Brian McMillan
Image credits: clockwise- (diving), Pinterest (fans), alchetron (with Graham Gooch), (bowling)


History has it- all-rounders to South Africa are like fish to water; inseparable and always together.

Be it the likes of Mike Proctor, one of the more famous ones in the pre-isolation era of the late 60s to some of the modern greats like Jacques Kallis, Lance Klusener, Shaun Pollock, Albie Morkel to the current crop of Chris Morris, Andile Phehlukwayo and Dwaine Pretorius.

One name that hasn’t been spoken of enough in the Protea and World cricketing circles is the Welkom born Brian Mervin McMillan, a contemporary to Pollock, Kallis and Klusener when they began their careers.

Fondly called Big Mac by his former captain Kepler Wessels for his big brother like attitude in the team.

When the team needed a wicket, some steely batting, a verbal missile to the opposition or some advice to his own team mates, Big Mac always welcomed every challenge.

Well, this was not surprising as the city of his birth, Welkom is the Afrikaans word for Welcome.

This place in the Free State lived up to its name, by not only welcoming all South Africans but also folks from Malavi, Lesotho and Mozambique to work on gold fields, thus creating massive employment for South Africans and these nations alike.

Coming back to Brian McMillan, he made his test debut in 1992 against the touring Indian team at Durban, scoring 3 tons in a career that spanned for the better part of the 90s with 38 test matches and 78 ODI games.

Aggression was a natural trait for Brian mixed with a sound defensive technique which held him in good stead to even play in the top order when the situation demanded.

Two of his first three test centuries came against Pakistan and England at the Wanderers and the third against India at Newlands.

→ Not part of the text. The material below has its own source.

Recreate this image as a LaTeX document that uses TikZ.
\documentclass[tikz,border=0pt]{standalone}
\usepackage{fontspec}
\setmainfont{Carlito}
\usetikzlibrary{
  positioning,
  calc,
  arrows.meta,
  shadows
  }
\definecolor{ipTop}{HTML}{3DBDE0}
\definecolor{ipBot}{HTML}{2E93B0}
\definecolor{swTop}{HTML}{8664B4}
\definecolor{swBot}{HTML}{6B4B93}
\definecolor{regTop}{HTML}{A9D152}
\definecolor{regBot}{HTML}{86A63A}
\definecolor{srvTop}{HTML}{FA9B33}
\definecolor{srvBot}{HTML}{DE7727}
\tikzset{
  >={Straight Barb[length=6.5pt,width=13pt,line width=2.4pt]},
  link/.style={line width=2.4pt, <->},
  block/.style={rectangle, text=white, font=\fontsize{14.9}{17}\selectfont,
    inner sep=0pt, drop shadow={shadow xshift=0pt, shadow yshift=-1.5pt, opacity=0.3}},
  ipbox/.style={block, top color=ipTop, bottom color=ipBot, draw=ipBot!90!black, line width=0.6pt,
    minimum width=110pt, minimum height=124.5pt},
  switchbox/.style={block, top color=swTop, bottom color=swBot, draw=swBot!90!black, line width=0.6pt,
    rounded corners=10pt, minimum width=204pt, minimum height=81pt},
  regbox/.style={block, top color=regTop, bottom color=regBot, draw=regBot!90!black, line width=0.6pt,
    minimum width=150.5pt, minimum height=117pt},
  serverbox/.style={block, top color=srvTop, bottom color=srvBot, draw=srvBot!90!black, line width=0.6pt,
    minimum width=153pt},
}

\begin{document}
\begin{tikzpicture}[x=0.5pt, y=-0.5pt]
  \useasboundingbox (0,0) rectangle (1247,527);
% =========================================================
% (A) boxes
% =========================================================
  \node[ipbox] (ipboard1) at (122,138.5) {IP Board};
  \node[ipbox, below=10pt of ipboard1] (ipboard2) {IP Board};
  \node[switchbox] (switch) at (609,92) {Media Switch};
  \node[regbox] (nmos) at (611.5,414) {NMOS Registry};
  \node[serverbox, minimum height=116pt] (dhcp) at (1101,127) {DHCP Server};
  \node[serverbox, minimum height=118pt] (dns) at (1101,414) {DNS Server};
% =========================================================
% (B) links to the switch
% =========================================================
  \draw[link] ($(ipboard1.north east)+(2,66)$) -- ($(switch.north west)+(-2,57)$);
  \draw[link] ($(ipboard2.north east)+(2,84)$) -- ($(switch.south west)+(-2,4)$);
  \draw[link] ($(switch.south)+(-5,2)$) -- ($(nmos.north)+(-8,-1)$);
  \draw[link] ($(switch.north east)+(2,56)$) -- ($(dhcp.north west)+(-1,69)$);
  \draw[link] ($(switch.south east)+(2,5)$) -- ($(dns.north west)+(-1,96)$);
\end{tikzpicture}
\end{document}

Two of these resulted in a win for the Proteas against Pakistan and India.

His lone ODI ton came against Zimbabwe in 1995 surmounting a victory thus enabling a total tally of 2809 runs across Tests and ODIs.

His bowling also wasn’t to be taken lightly either, though only a medium pacer, he could spring the occasional bouncer at will to keep the batters always one their toes.

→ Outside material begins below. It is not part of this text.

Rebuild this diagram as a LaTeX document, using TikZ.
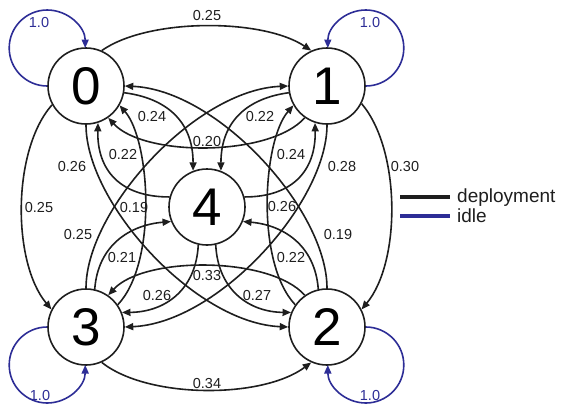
\documentclass[tikz,border=0pt]{standalone}
\usepackage{fontspec}
\setmainfont{Liberation Sans}
\usetikzlibrary{arrows.meta}
\definecolor{idleblue}{RGB}{45,45,150}
\definecolor{edgeblack}{RGB}{30,30,30}
\begin{document}
\begin{tikzpicture}[x=1pt,y=-1pt,
  state/.style={circle,draw=edgeblack,fill=white,line width=1.6pt,minimum size=76pt,inner sep=0pt,font=\fontsize{53}{60}\selectfont},
  dep/.style={draw=edgeblack,line width=1.6pt,-{Triangle[length=8.5pt,width=7pt]}},
  idle/.style={draw=idleblue,line width=1.6pt,-{Triangle[length=8.5pt,width=7pt]}},
  lbl/.style={font=\fontsize{14.5}{17}\selectfont,inner sep=0pt,text=edgeblack},
  ilbl/.style={lbl,text=idleblue},
  leg/.style={font=\fontsize{19}{22}\selectfont,inner sep=0pt,anchor=base west,text=edgeblack}]
\useasboundingbox (0,0) rectangle (561,405);
% states
\node[state] (n0) at (86,86) {0};
\node[state] (n1) at (327,86) {1};
\node[state] (n2) at (327,327) {2};
\node[state] (n3) at (86,327) {3};
\node[state] (n4) at (207,207) {4};
% self loops
\draw[idle] (n0.west) arc[start angle=270,end angle=0,radius=38pt];
\draw[idle] (n1.east) arc[start angle=-90,end angle=180,radius=38pt];
\draw[idle] (n2.east) arc[start angle=90,end angle=-180,radius=38pt];
\draw[idle] (n3.west) arc[start angle=90,end angle=360,radius=38pt];
\node[ilbl] (l00) at (39,23) {1.0};
\node[ilbl] (l11) at (370,23) {1.0};
\node[ilbl] (l22) at (370,395) {1.0};
\node[ilbl] (l33) at (40,395) {1.0};
% outer edges
\draw[dep] (n0.66) .. controls (148,18) and (262,18) .. (n1.114);
\draw[dep] (n1.-27) .. controls (401,150) and (401,262) .. (n2.27);
\draw[dep] (n3.-66) .. controls (148,399) and (262,399) .. (n2.-114);
\draw[dep] (n0.-151) .. controls (12,150) and (12,262) .. (n3.153);
\node[lbl] (l01) at (207,16) {0.25};
\node[lbl] (l12) at (405,167) {0.30};
\node[lbl] (l32) at (207,383) {0.34};
\node[lbl] (l03) at (39,208) {0.25};
% to and from 4
\draw[dep] (n0.-10) .. controls (165,98) and (193,120) .. (n4.111);
\draw[dep] (n1.190) .. controls (249,98) and (221,120) .. (n4.69);
\draw[dep] (n4.165) .. controls (120,197) and (97,170) .. (n0.-72);
\draw[dep] (n4.15) .. controls (293,197) and (316,170) .. (n1.-108);
\draw[dep] (n3.77) .. controls (98,245) and (130,225) .. (n4.-158);
\draw[dep] (n2.103) .. controls (315,245) and (283,225) .. (n4.-22);
\draw[dep] (n4.-103) .. controls (196,290) and (165,312) .. (n3.22);
\draw[dep] (n4.-77) .. controls (218,290) and (249,312) .. (n2.158);
\node[lbl] (l04) at (152,117) {0.24};
\node[lbl] (l14) at (260,117) {0.22};
\node[lbl] (l40) at (123,155) {0.22};
\node[lbl] (l41) at (291,155) {0.24};
\node[lbl] (l34) at (122,258) {0.21};
\node[lbl] (l24) at (291,258) {0.22};
\node[lbl] (l43) at (157,295) {0.26};
\node[lbl] (l42) at (257,295) {0.27};
% inner arcs between corners
\draw[dep] (n1.-125) .. controls (270,157) and (144,157) .. (n0.-55);
\draw[dep] (n2.125) .. controls (270,256) and (144,256) .. (n3.55);
\draw[dep] (n3.35) .. controls (158,262) and (150,140) .. (n0.-30);
\draw[dep] (n2.145) .. controls (255,262) and (263,140) .. (n1.-150);
\draw[dep] (n3.north) .. controls (86,210) and (195,90) .. (n1.west);
\draw[dep] (n2.north) .. controls (327,210) and (218,90) .. (n0.east);
\draw[dep] (n0.south) .. controls (86,203) and (195,323) .. (n2.west);
\draw[dep] (n1.south) .. controls (327,203) and (218,323) .. (n3.east);
\node[lbl] (l10) at (207,142) {0.20};
\node[lbl] (l23) at (207,275) {0.33};
\node[lbl] (l30) at (134,208) {0.19};
\node[lbl] (l21) at (282,207) {0.26};
\node[lbl] (l31) at (78,235) {0.25};
\node[lbl] (l20) at (338,235) {0.19};
\node[lbl] (l02) at (72,167) {0.26};
\node[lbl] (l13) at (342,167) {0.28};
% legend
\coordinate (d1) at (400,197);
\coordinate (d2) at (450,197);
\coordinate (i1) at (400,216);
\coordinate (i2) at (450,216);
\draw[edgeblack,line width=4.5pt] (d1) -- (d2);
\draw[idleblue,line width=4.5pt] (i1) -- (i2);
\node[leg] (ld) at (457,202) {deployment};
\node[leg] (li) at (457,222) {idle};
\end{tikzpicture}
\end{document}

His best bowling figures were 4 for 65 in Tests against New Zealand at Newlands with the Proteas coming on top in that game too.

Brian McMillan
source: Official ICC Twitter handle @ICC

His ODI exploits were even better with 4 for 32 against India at Port Elizabeth in a winning cause taking his combined wicket tally of 145.

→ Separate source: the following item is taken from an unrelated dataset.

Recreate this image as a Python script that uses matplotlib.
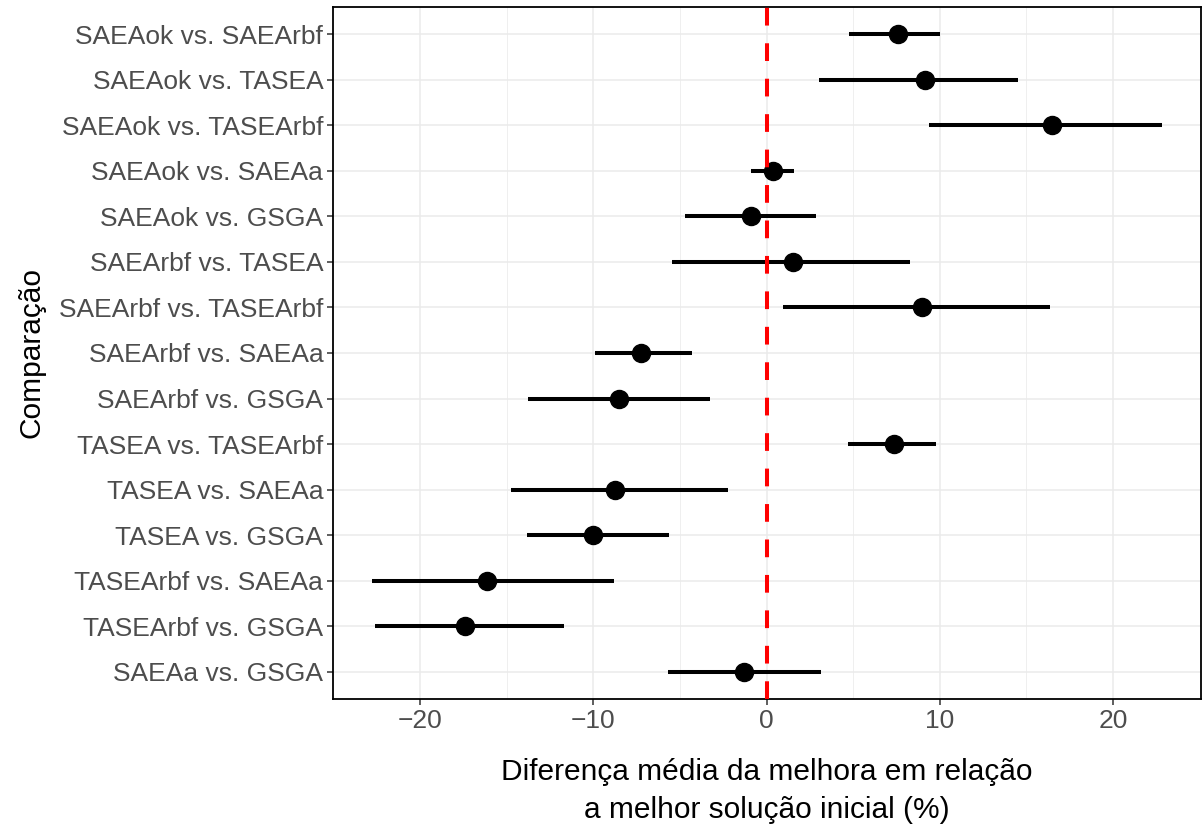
import numpy as np
import matplotlib.pyplot as plt
from matplotlib.ticker import MultipleLocator

plt.rcParams['font.family'] = ['Liberation Sans', 'DejaVu Sans']

comparacoes = ['SAEAok vs. SAEArbf', 'SAEAok vs. TASEA', 'SAEAok vs. TASEArbf',
               'SAEAok vs. SAEAa', 'SAEAok vs. GSGA', 'SAEArbf vs. TASEA',
               'SAEArbf vs. TASEArbf', 'SAEArbf vs. SAEAa', 'SAEArbf vs. GSGA',
               'TASEA vs. TASEArbf', 'TASEA vs. SAEAa', 'TASEA vs. GSGA',
               'TASEArbf vs. SAEAa', 'TASEArbf vs. GSGA', 'SAEAa vs. GSGA']
media = [7.58, 9.12, 16.5, 0.37, -0.92, 1.52, 8.95, -7.22, -8.53,
         7.38, -8.76, -10.03, -16.15, -17.43, -1.29]
inferior = [4.78, 3.0, 9.37, -0.88, -4.72, -5.47, 0.92, -9.91, -13.78,
            4.69, -14.76, -13.85, -22.75, -22.6, -5.7]
superior = [10.0, 14.5, 22.8, 1.56, 2.83, 8.3, 16.35, -4.33, -3.25,
            9.79, -2.25, -5.65, -8.82, -11.67, 3.17]

n = len(comparacoes)
y = np.arange(n)[::-1]

fig = plt.figure(figsize=(12.02, 8.32), dpi=100)
ax = fig.add_axes([333 / 1202, 133 / 832, 868 / 1202, 692 / 832])

ax.hlines(y, inferior, superior, color='black', linewidth=2.9, zorder=3)
ax.plot(media, y, 'o', color='black', markersize=13, zorder=4)
ax.axvline(0, color='red', linewidth=2.9, dashes=(4.4, 4.4), zorder=5)

lo, hi = min(inferior), max(superior)
pad = 0.05 * (hi - lo)
ax.set_xlim(lo - pad, hi + pad)
ax.set_ylim(-0.6, n - 1 + 0.6)

ax.xaxis.set_major_locator(MultipleLocator(10))
ax.xaxis.set_minor_locator(MultipleLocator(5))
ax.set_yticks(y)
ax.set_yticklabels(comparacoes)

ax.grid(which='major', color='#EBEBEB', linewidth=1.1, zorder=0)
ax.grid(which='minor', axis='x', color='#EBEBEB', linewidth=0.55, zorder=0)
ax.set_axisbelow(True)
ax.tick_params(axis='both', which='major', labelsize=19, labelcolor='#4D4D4D',
               color='#333333', length=4, width=1.1, pad=3)
ax.tick_params(axis='x', which='minor', length=0)
for s in ax.spines.values():
    s.set_color('black')
    s.set_linewidth(1.3)

ax.set_xlabel('Diferença média da melhora em relação\na melhor solução inicial (%)',
              fontsize=21.5, linespacing=1.45, labelpad=18)
ax.set_ylabel('Comparação', fontsize=21.5, labelpad=10)

fig.savefig('out.png', dpi=100)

When Brian wasn’t bowling he usually stood at the slips and was one of the most prolific slip catchers for his bulky frame.

In fact he had the highest percentage of catches per Test in South Africa’s history.

Looking at the above statistics one could easily infer that when Big Mac put his hand up, the team invariably soared to victories aplenty.

A batting behemoth, a bowling machine and a slip catching reservoir with bucket like hands, McMillan truly epitomised what an all-rounder should be and was considered one of the best to grace the game.

Post retirement from all forms of cricket in 2000, McMillan became a professional teacher at the University of Durban and now heads an office automation firm in Cape Town.

A respected all-rounder on the field and definitely one off it too, one would say.

Thank you ‘Big Mac’ for showing the determination and resilience to make this great nation proud of one of its less remembered cricketing heroes.

Perhaps also about time that one understood not all who try and give this great sport everything deserve to just be remembered as ‘unsung’ heroes- right?

How difficult is it to acknowledge a simple fact that Cricket isn’t restricted to or represented exclusively by the ‘most popular’ names alone?

The biased lot- the so called opinion-makers, self-proclaimed critics, social media stars, cricket “bloggers” (for whom this great game is less of a sport and more of a game), ludicrously dressed media presenters- are you listening?